Marketing research conducted by Milwaukee agency Hansen Dodge Creative assessed the shopping habits of more than 25,000 consumers nationwide, finding that cycling-oriented consumers were twice as likely as the average consumer to make purchases for their hobby online. Research on runners and active women have yielded similar results as well.

“We have found that, in general, consumers that live an active lifestyle are more likely than the average consumer to engage with brands and shop or buy digitally,” says Logan Macomber of Hansen Dodge Creative.

This new online landscape may account for the vast decline in brick-and-mortar stores available to endurance athletes. According to the National Bicycle Dealers Association 2015 Industry Overview, the number of bike shops in the United States has declined more than 40 percent in the last 15 years; a similar report on the running industry shows online sales outpace sales at specialty running shops. A Triathlon Business International study revealed half of triathlon purchases were made online.

Triathlon’s inclination towards online shopping is not entirely surprising. For one, triathlon shops are few and far between, especially in smaller markets and rural areas. Even in specialty bike and running shops with a stock of triathlon gear, selection can be limited, pushing consumers online. Triathletes are also more likely to actively seek out innovative developments for an edge in speed and efficiency, and such products (especially if one wants “first dibs”) are more likely to be found on a website than in stores.

Manufacturers themselves see a benefit in online sales as well: through direct sales, brands can offer their wares for significantly lower cost. Several bike manufacturers, including Canyon, Trek and Giant, have begun offering e-retail options which allow their product to bypass the showroom floor (and subsequent retailer markups). For a cost-conscious consumer, the savings is often too big to pass up.

For brick-and-mortar retailers, the message is clear: Evolve or die.

“Brands and retailers have an opportunity to provide an incredible omnichannel experience for consumers,” says Macomber. “All of the research we see suggests that more than 80% of consumers start their path to purchase online, but 69% of consumers still use physical stores for information during different phases of the purchase process, regardless of where they buy.”

This process, known as “showrooming,” is a critical opportunity for retailers to get—and keep—customers, says Stefanie Peterson of TriSports.com, which has found success in both digital and traditional sales.

“You can’t win the commodity price war, but you can provide exceptional customer service to attract a return customer. Offer additional incentives and provide greater value for customers, such as free bike safety inspections, host a class, organize a ride from your shop and participate in the community.”

Local shops have one major advantage websites don’t: human interaction. Though online retailers can offer customer support, they can’t provide hands-on instruction on how to change a flat, nor can they put a broken bike on a stand for a quick adjustment.

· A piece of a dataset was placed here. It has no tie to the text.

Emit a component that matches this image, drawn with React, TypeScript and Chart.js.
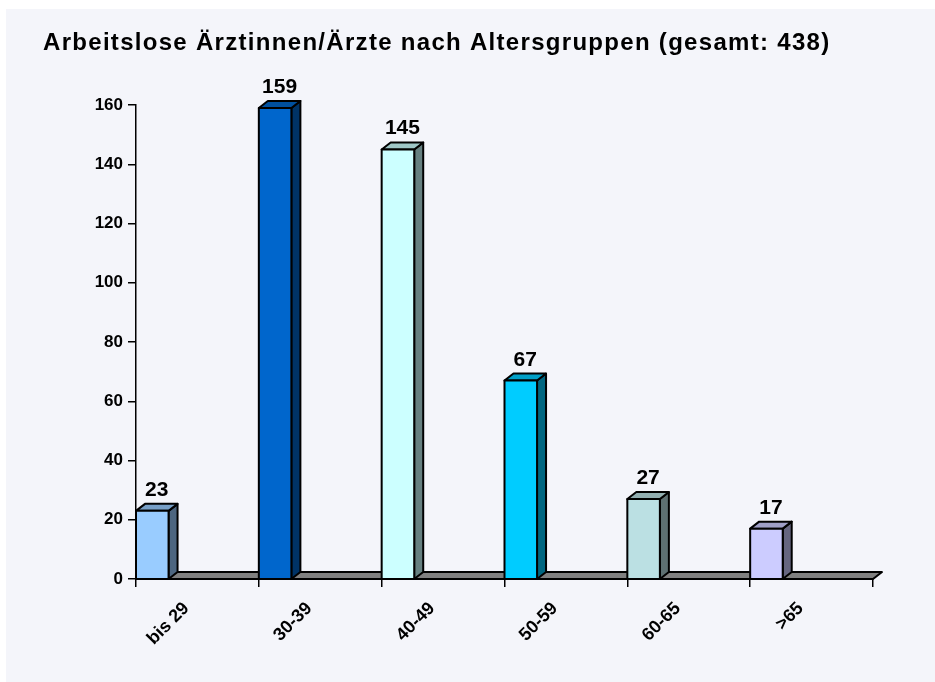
import React, { useEffect, useRef } from "react";
import { Chart, registerables } from "chart.js";

Chart.register(...registerables);

const TITLE = "Arbeitslose Ärztinnen/Ärzte nach Altersgruppen (gesamt: 438)";
const categories = ["bis 29", "30-39", "40-49", "50-59", "60-65", ">65"];
const values = [23, 159, 145, 67, 27, 17];
const frontColors = ["#99CCFF", "#0066CC", "#CCFFFF", "#00CCFF", "#BBE0E3", "#CCCCFF"];
const Y_MIN = 0;
const Y_MAX = 160;
const Y_STEP = 20;

const FONT = '"Liberation Sans", Arial, Helvetica, sans-serif';

function shade(hex: string, f: number): string {
  const h = hex.replace("#", "");
  const r = Math.round(parseInt(h.slice(0, 2), 16) * f);
  const g = Math.round(parseInt(h.slice(2, 4), 16) * f);
  const b = Math.round(parseInt(h.slice(4, 6), 16) * f);
  return `rgb(${r},${g},${b})`;
}

const backgroundPlugin = {
  id: "bgPanel",
  beforeDraw(chart: any) {
    const { ctx, width, height } = chart;
    ctx.save();
    ctx.fillStyle = "#ffffff";
    ctx.fillRect(0, 0, width, height);
    ctx.fillStyle = "#F4F5FA";
    ctx.fillRect(6, 9, width - 6, height - 9);
    ctx.fillStyle = "#000000";
    ctx.font = `bold 24px ${FONT}`;
    ctx.textAlign = "left";
    ctx.textBaseline = "alphabetic";
    (ctx as any).letterSpacing = "1.3px";
    ctx.fillText(TITLE, 43, 50);
    (ctx as any).letterSpacing = "0px";
    ctx.restore();
  },
};

const bar3dPlugin = {
  id: "bar3d",
  afterDatasetsDraw(chart: any) {
    const { ctx } = chart;
    const x = chart.scales.x;
    const y = chart.scales.y;
    const n = categories.length;
    const slot = x.getPixelForValue(1) - x.getPixelForValue(0);
    const dx = 9;
    const dy = 7;
    const w = slot * 0.265;
    const y0 = y.getPixelForValue(0);

    const poly = (pts: number[][], fill: string) => {
      ctx.beginPath();
      ctx.moveTo(pts[0][0], pts[0][1]);
      for (let k = 1; k < pts.length; k++) ctx.lineTo(pts[k][0], pts[k][1]);
      ctx.closePath();
      ctx.fillStyle = fill;
      ctx.fill();
      ctx.stroke();
    };

    ctx.save();
    ctx.lineWidth = 2;
    ctx.strokeStyle = "#000000";
    ctx.lineJoin = "round";

    const fl = x.getPixelForValue(0) - slot / 2;
    const fr = x.getPixelForValue(n - 1) + slot / 2;
    poly(
      [
        [fl, y0],
        [fr, y0],
        [fr + dx, y0 - dy],
        [fl + dx, y0 - dy],
      ],
      "#808080"
    );

    values.forEach((v, i) => {
      const c = frontColors[i];
      const left = x.getPixelForValue(i) - slot / 2;
      const right = left + w;
      const top = y.getPixelForValue(v);
      poly(
        [
          [right, y0],
          [right, top],
          [right + dx, top - dy],
          [right + dx, y0 - dy],
        ],
        shade(c, 0.5)
      );
      poly(
        [
          [left, top],
          [right, top],
          [right + dx, top - dy],
          [left + dx, top - dy],
        ],
        shade(c, 0.78)
      );
      poly(
        [
          [left, y0],
          [left, top],
          [right, top],
          [right, y0],
        ],
        c
      );
      ctx.fillStyle = "#000000";
      ctx.font = `bold 21px ${FONT}`;
      ctx.textAlign = "center";
      ctx.textBaseline = "alphabetic";
      ctx.fillText(String(v), left + w / 2 + dx / 2, top - 15);
    });
    ctx.restore();
  },
};

export default function App() {
  const ref = useRef<HTMLCanvasElement | null>(null);

  useEffect(() => {
    if (!ref.current) return;
    const chart = new Chart(ref.current, {
      type: "bar",
      data: {
        labels: categories,
        datasets: [
          {
            data: values,
            backgroundColor: "rgba(0,0,0,0)",
            borderWidth: 0,
          },
        ],
      },
      options: {
        responsive: false,
        animation: false,
        devicePixelRatio: 1,
        layout: { padding: { top: 105, left: 0, right: 62, bottom: 0 } },
        plugins: {
          legend: { display: false },
          title: { display: false },
          tooltip: { enabled: false },
        },
        scales: {
          x: {
            type: "category",
            offset: true,
            border: { display: false },
            grid: {
              offset: true,
              drawOnChartArea: false,
              drawTicks: true,
              tickLength: 8,
              color: "#000000",
              lineWidth: 1.5,
            },
            ticks: {
              color: "#000000",
              font: { family: FONT, size: 18, weight: "bold" },
              minRotation: 45,
              maxRotation: 45,
              autoSkip: false,
              padding: 11,
              labelOffset: -11,
            },
            afterFit: (scale: any) => {
              scale.height = 682 - 579;
            },
          },
          y: {
            min: Y_MIN,
            max: Y_MAX,
            border: { display: true, color: "#000000", width: 1.5 },
            grid: {
              drawOnChartArea: false,
              drawTicks: true,
              tickLength: 8,
              color: "#000000",
              lineWidth: 1.5,
            },
            ticks: {
              stepSize: Y_STEP,
              color: "#000000",
              font: { family: FONT, size: 17, weight: "bold" },
              padding: 5,
            },
            afterFit: (scale: any) => {
              scale.width = 136;
            },
          },
        },
      },
      plugins: [backgroundPlugin, bar3dPlugin],
    } as any);
    return () => chart.destroy();
  }, []);

  return (
    <div style={{ position: "absolute", left: 0, top: 0, width: 935, height: 682 }}>
      <canvas ref={ref} width={935} height={682} style={{ display: "block" }} />
    </div>
  );
}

“Consumers are shopping online but converting in stores,” Macomber advises local retailers, “Be prepared to offer them a great experience and engage them when they come into the store, as they are already likely in buying mode. Focus on immediacy, maintenance, and service which are difficult to deliver and perfect online.”

In-person retailers should also step up their digital game to compete with online retailers. The Hansen Dodge Creative study found bicycle consumers are 56% more likely to value social media in the path to purchase, be it online reviews of a local shop or simply enjoying a brand’s marketing strategy on Twitter or Instagram.

Peterson says social media is at the forefront of her company’s success: when people have a good experience with TriSports.com, whether online or at their Tucson store, they talk about it: “Third party reviews such as Yelp are powerful in assisting sales conversions. You can bet that before a customer purchases from a company for the first time, they are reviewing all the digital platforms to form a first impression of the company; can I trust this company, do they put the customer first, and so on.”

It’s also important to help the consumer feel connected with the store through social media. “Don’t open a social media account and then wait for your customers to provide the content,” advises Peterson. “Shops need to drive the content and keep it fresh and unique.” By posting information about new products as well as the human elements of the sport—social gatherings, charity partnerships, customer success stories and local race participation are all ways customers invest in their connection with a local shop, which translates to loyalty and sales.

“The retail landscape is drastically evolving as consumers change the way they shop and how they engage with brands,” says Peterson. “Companies need to embrace and adapt to this changing environment. Connect with the consumer, get creative and organize ways to serve their needs.”